Chess is believed to have developed from an Indian board game called chaturanga, which rose to popularity by the 6th century. Like modern chess, all the pieces (king, minister, elephants, cavalry, chariots, and foot soldiers—the elements of an Indian army) had different powers and winning the game depended on defeating one piece (the opponent’s king). As the game spread into Europe over the following centuries, regional variations led to the creation of new rules and pieces that reflected the social dynamics of the time and place. You can see medieval European society reflected in the pawns, bishops, knights, and castles, who serve to protect the king and queen. Their powers evolved as their real-life counterparts evolved; for example, the queen replaced the “minister” and grew the ability to move any number of spaces in any direction, as opposed to a single space, as queens became more powerful across Europe.

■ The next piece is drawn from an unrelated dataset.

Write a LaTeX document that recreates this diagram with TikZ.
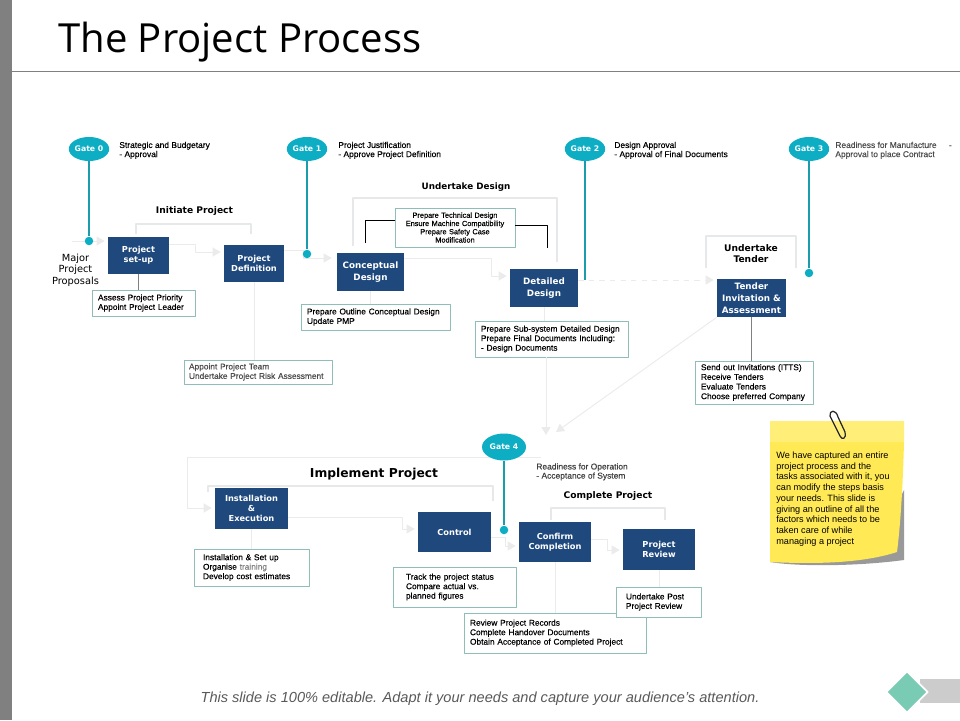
\documentclass[tikz,border=0pt]{standalone}
\usepackage{fontspec}
\setmainfont{Liberation Sans}
\newfontfamily\boxfont{DejaVu Sans}
\newfontfamily\titlefont{Open Sans}
\newfontfamily\notefont[FakeBold=0.3]{Liberation Sans}
\usetikzlibrary{arrows.meta,shapes.geometric}
\def\px{0.02cm}
\def\sz#1#2{\fontsize{#1}{#2}\selectfont}
\definecolor{navy}{HTML}{1F497D}
\definecolor{tealgate}{HTML}{0DADC4}
\definecolor{tealline}{HTML}{1B9CAD}
\definecolor{noteline}{HTML}{8FBDB8}
\definecolor{lightline}{HTML}{E6E8EA}
\definecolor{flowline}{HTML}{EBEBEB}
\definecolor{stickybody}{HTML}{FFE955}
\definecolor{stickyband}{HTML}{FFEE77}
\definecolor{markgreen}{HTML}{7ACBB4}
\tikzset{
	gate/.style={ellipse,fill=tealgate,inner sep=0,minimum width=40*\px,minimum height=24*\px,text=white,font=\boxfont\bfseries\sz{4.4}{5}},
	dot/.style={circle,fill=tealgate,inner sep=0,minimum size=8.5*\px},
	gateline/.style={draw=tealline,line width=0.65pt},
	stepbox/.style={fill=navy,text=white,align=center,inner sep=0,font=\boxfont\bfseries\sz{4.7}{5.9}},
	bigstep/.style={stepbox,font=\boxfont\bfseries\sz{5}{6.8}},
	note/.style={draw=noteline,line width=0.5pt,fill=white,align=left,inner ysep=0,inner xsep=6*\px,text=black,font=\notefont\sz{4.75}{5.4}},
	info/.style={anchor=north west,align=left,inner sep=0,font=\notefont\sz{4.8}{5.2}},
	heading/.style={align=center,inner sep=0,font=\boxfont\bfseries\sz{5.2}{6.5}},
	bracket/.style={draw=lightline,line width=1pt},
	flow/.style={draw=flowline,line width=0.55pt,-{Triangle[length=8*\px,width=9*\px]},shorten >=3*\px},
	stem/.style={draw=flowline,line width=0.55pt},
	darkstem/.style={draw=gray,line width=0.55pt},
}
\begin{document}
\begin{tikzpicture}[x=0.02cm,y=-0.02cm,line join=round]
	\useasboundingbox (0,0) rectangle (960,720);
	% slide frame
	\fill[gray] (0,0) rectangle (12,720);
	\draw[gray,line width=0.5pt] (12,71)--(960,71);
	\node[anchor=base west,inner sep=0,font=\titlefont\sz{22.8}{26}] (title) at (58,52) {The Project Process};
	% brackets
	\draw[bracket] (136,234)--(136,224)--(251,224)--(251,234);
	\draw[bracket] (353,246)--(353,198)--(557,198)--(557,262);
	\draw[bracket] (706,268)--(706,236)--(796,236)--(796,268);
	\draw[bracket] (208,492)--(208,486)--(493,486)--(493,501);
	\draw[bracket] (551,520)--(551,508)--(665,508)--(665,520);
	% flow
	\coordinate (start) at (72,241);
	\node[stepbox,minimum width=61*\px,minimum height=37*\px] (setup) at (138.5,255.5) {Project\\set-up};
	\node[stepbox,minimum width=60*\px,minimum height=37*\px] (definition) at (254,263.5) {Project\\Definition};
	\node[bigstep,minimum width=67*\px,minimum height=38*\px] (conceptual) at (370.5,272) {Conceptual\\Design};
	\node[bigstep,minimum width=68*\px,minimum height=38*\px] (detailed) at (544,288) {Detailed\\Design};
	\node[bigstep,minimum width=69*\px,minimum height=38*\px] (tender) at (751.5,298) {Tender\\Invitation \&\\Assessment};
	\node[stepbox,minimum width=73*\px,minimum height=41*\px] (install) at (251.5,508.5) {Installation\\\&\\Execution};
	\node[stepbox,minimum width=73*\px,minimum height=40*\px] (control) at (454.5,532) {Control};
	\node[stepbox,minimum width=72*\px,minimum height=40*\px] (confirm) at (555,542) {Confirm\\Completion};
	\node[stepbox,minimum width=72*\px,minimum height=41*\px] (review) at (659,549.5) {Project\\Review};
	% task notes
	\node[note,text width=91*\px,minimum height=26*\px] (assess) at (143.5,303) {Assess Project Priority\\Appoint Project Leader};
	\node[note,minimum height=24*\px,text=black!70,inner xsep=5*\px,text width=138*\px] (team) at (258,372) {Appoint Project Team\\Undertake Project Risk Assessment};
	\node[note,text width=137*\px,minimum height=26*\px] (outline) at (375.5,317) {Prepare Outline Conceptual Design\\Update PMP};
	\node[note,text width=120*\px,minimum height=39*\px,align=center,inner xsep=0,font=\notefont\sz{4.2}{4.7}] (technical) at (455,227.5) {Prepare Technical Design\\Ensure Machine Compatibility\\Prepare Safety Case\\Modification};
	\node[note,text width=141*\px,minimum height=36*\px] (subsystem) at (551.5,339) {Prepare Sub-system Detailed Design\\Prepare Final Documents Including:\\- Design Documents};
	\node[note,text width=106*\px,minimum height=43*\px,font=\notefont\sz{4.75}{5.5}] (invite) at (754,382.5) {Send out Invitations (ITTS)\\Receive Tenders\\Evaluate Tenders\\Choose preferred Company};
	\node[note,text width=97*\px,minimum height=37*\px,inner xsep=9*\px] (setupnote) at (251.5,567.5) {Installation \& Set up\\Organise \textcolor{gray}{training}\\Develop cost estimates};
	\node[note,text width=97*\px,minimum height=40*\px,inner xsep=13*\px] (track) at (454.5,587) {Track the project status\\Compare actual vs.\\planned figures};
	\node[note,text width=170*\px,minimum height=40*\px] (records) at (555,633) {Review Project Records\\Complete Handover Documents\\Obtain Acceptance of Completed Project};
	\node[note,text width=65*\px,minimum height=30*\px,inner xsep=10*\px] (postreview) at (658.5,602) {Undertake Post\\Project Review};
	% connectors
	\draw[flow] (start)--(setup.west |- 0,241);
	\draw[flow] (setup.east |- 0,244)--(195,244)--(195,252)--(definition.west |- 0,252);
	\draw[flow,shorten >=5*\px] (definition.east |- 0,250)--(303,250)--(303,258)--(conceptual.west |- 0,258);
	\draw[flow] (conceptual.east |- 0,258)--(491,258)--(491,276)--(detailed.west |- 0,276);
	\draw[flow,dashed] (detailed.east |- 0,280)--(tender.west |- 0,280);
	\draw[flow] (subsystem.south -| 546,0)--(546,438);
	\draw[flow,shorten >=0pt] (tender.south west)--(556,432);
	\draw[stem] (541,457)--(187,457)--(187,508);
	\draw[flow] (187,508)--(install.west |- 0,508);
	\draw[flow] (install.east |- 0,517)--(402,517)--(402,529)--(control.west |- 0,529);
	\draw[flow] (control.east |- 0,537)--(505,537)--(505,546)--(confirm.west |- 0,546);
	\draw[flow] (confirm.east |- 0,539)--(607,539)--(607,550)--(review.west |- 0,550);
	\draw[darkstem] (setup.south)--(setup.south |- assess.north);
	\draw[stem] (definition.south)--(definition.south |- team.north);
	\draw[stem] (conceptual.south)--(conceptual.south |- outline.north);
	\draw[stem] (detailed.south)--(detailed.south |- subsystem.north);
	\draw[darkstem] (tender.south)--(tender.south |- invite.north);
	\draw[stem] (install.south)--(install.south |- setupnote.north);
	\draw[stem] (confirm.south)--(confirm.south |- records.north);
	\draw[stem] (review.south)--(review.south |- postreview.north);
	\draw[black,line width=0.5pt] (technical.west |- 0,220)--(365,220)--(365,243);
	\draw[black,line width=0.5pt] (technical.east |- 0,225)--(547,225)--(547,248);
	% gates
	\node[gate] (gate0) at (89,149) {Gate 0};
	\node[gate] (gate1) at (307,149) {Gate 1};
	\node[gate] (gate2) at (585,149) {Gate 2};
	\node[gate] (gate3) at (809,149) {Gate 3};
	\node[gate,minimum width=44*\px,minimum height=27*\px] (gate4) at (504,447) {Gate 4};
	\coordinate (dot2) at (585,280);
	\foreach \n/\p in {0/{89,241},1/{307,254},3/{809,273},4/{504,530}}
		\node[dot] (dot\n) at (\p) {};
	\foreach \n in {0,1,2,3,4}
		\draw[gateline] (gate\n)--(dot\n);
	\node[info] (info0) at (119,141.5) {Strategic and Budgetary\\- Approval};
	\node[info] (info1) at (338,141.5) {Project Justification\\- Approve Project Definition};
	\node[info] (info2) at (614,141.5) {Design Approval\\- Approval of Final Documents};
	\node[info,text=black!70] (info3) at (835,141.5) {Readiness for Manufacture\hspace{7pt}-\\Approval to place Contract};
	\node[info,text=black!75] (info4) at (536,463) {Readiness for Operation\\- Acceptance of System};
	% headings
	\node[heading] (initiate) at (194.5,211.5) {Initiate Project};
	\node[heading,font=\boxfont\bfseries\sz{5}{6.5}] (design) at (466,187.5) {Undertake Design};
	\node[heading] (tenderhead) at (751,253.5) {Undertake\\Tender};
	\node[heading,font=\boxfont\bfseries\sz{7}{8}] (implement) at (374,474) {Implement Project};
	\node[heading] (complete) at (608,496.5) {Complete Project};
	\node[inner sep=0,align=center,font=\boxfont\sz{5.6}{6.5}] (major) at (75.5,270) {Major\\Project\\Proposals};
	% sticky note
	\fill[black!40] (770,562) .. controls (800,567) and (860,566) .. (904,560)--(904,490)--(880,540)--cycle;
	\fill[stickybody] (770,421)--(904,421)--(904,442) .. controls (903,480) and (901,520) .. (897,552) .. controls (860,564) and (810,564) .. (770,562)--cycle;
	\fill[stickyband] (770,421)--(904,421)--(904,442)--(770,442)--cycle;
	\node[anchor=north west,inner sep=0,align=left,font=\sz{5.2}{6.12}] (sticky) at (776,451.5) {We have captured an entire\\project process and the\\tasks associated with it, you\\can modify the steps basis\\your needs. This slide is\\giving an outline of all the\\factors which needs to be\\taken care of while\\managing a project};
	\draw[black!85,line width=0.7pt] (838,417)--(845,432) .. controls (847,438) and (842,441) .. (840,436)--(830,416) .. controls (829,410) and (836,409) .. (838,417);
	% footer
	\node[inner sep=0,text=black!65,font=\itshape\sz{8.3}{10}] (footer) at (480,698.5) {This slide is 100\% editable. Adapt it your needs and capture your audience’s attention.};
	\fill[black!20] (920,679) rectangle (960,703);
	\node[diamond,fill=markgreen,draw=white,line width=1pt,inner sep=0,minimum size=42*\px] (mark) at (907,692) {};
\end{tikzpicture}
\end{document}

The artist Man Ray, who worked in the 20's and 30's, was a chess aficionado, and in 1920 he designed his first chess set. Consistent with his surreal style that favored abstraction and whimsy over realism and tradition, the set imagines each piece as a geometric shape. The king is a pyramid, the queen is a cone, the bishop is a drinking container called a flagon, the rook (castle) is a cube, the knight is a violin finial, and the pawn is a sphere pictured below:
As one of the world’s oldest and most popular games, chess is depicted in paintings, photography, books, movies, and even song lyrics, often as the ultimate intellectual showdown.